About blue-collar jobs. The cleaning auntie at my office is very friendly and often chats about her lifem her grandchildren. She is in her fifities, has to do 2 jobs (her cleaning job is $500 month, normal office hours and she sells hand lotion, mushrooms, other misc stuff to whoever is interested to buy from her). According to her, her income goes to paying for HDB installment, livelihood (lunch in this part of Spore is not cheap even at a hawker centre relative to that level of pay) and is not enough to save up for retirement. Her children have their own hard time feuding for themselves.
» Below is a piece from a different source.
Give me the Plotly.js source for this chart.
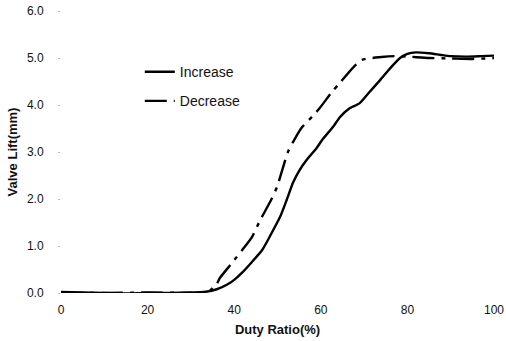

She said pay is low but there are many others who are willing to do it at that price.
My relative runs a biz and he hires Chinese as movers as he pays them $500, also normal office hours. We asked him how these workers survive on $500. Don't they have to pay for rental. Yes, they pay $200 for rental (share room with 3 others on bunker beds), eat plain beehoon/$2 chicken rice for lunch/dinner everyday and save up the rest. When they return home, they build big houses and are considered rich.
Yes, there is indeed a shortage of blue collar workers in Singapore. No singaporeans want to work as construction workers now. Hot, manual, low pay, zero prestige. They are all from China and countries near to Indian ocean. But even among some blue collar jobs, only the participatesknow what it takes to compete. Our cleaning auntie must live with such competition who can always run back home in due time and be rich. But she will forever remain poor, pay for not so cheap yet humble housing in local terms with that kind of pay and perhaps continue to work till she can nolonger.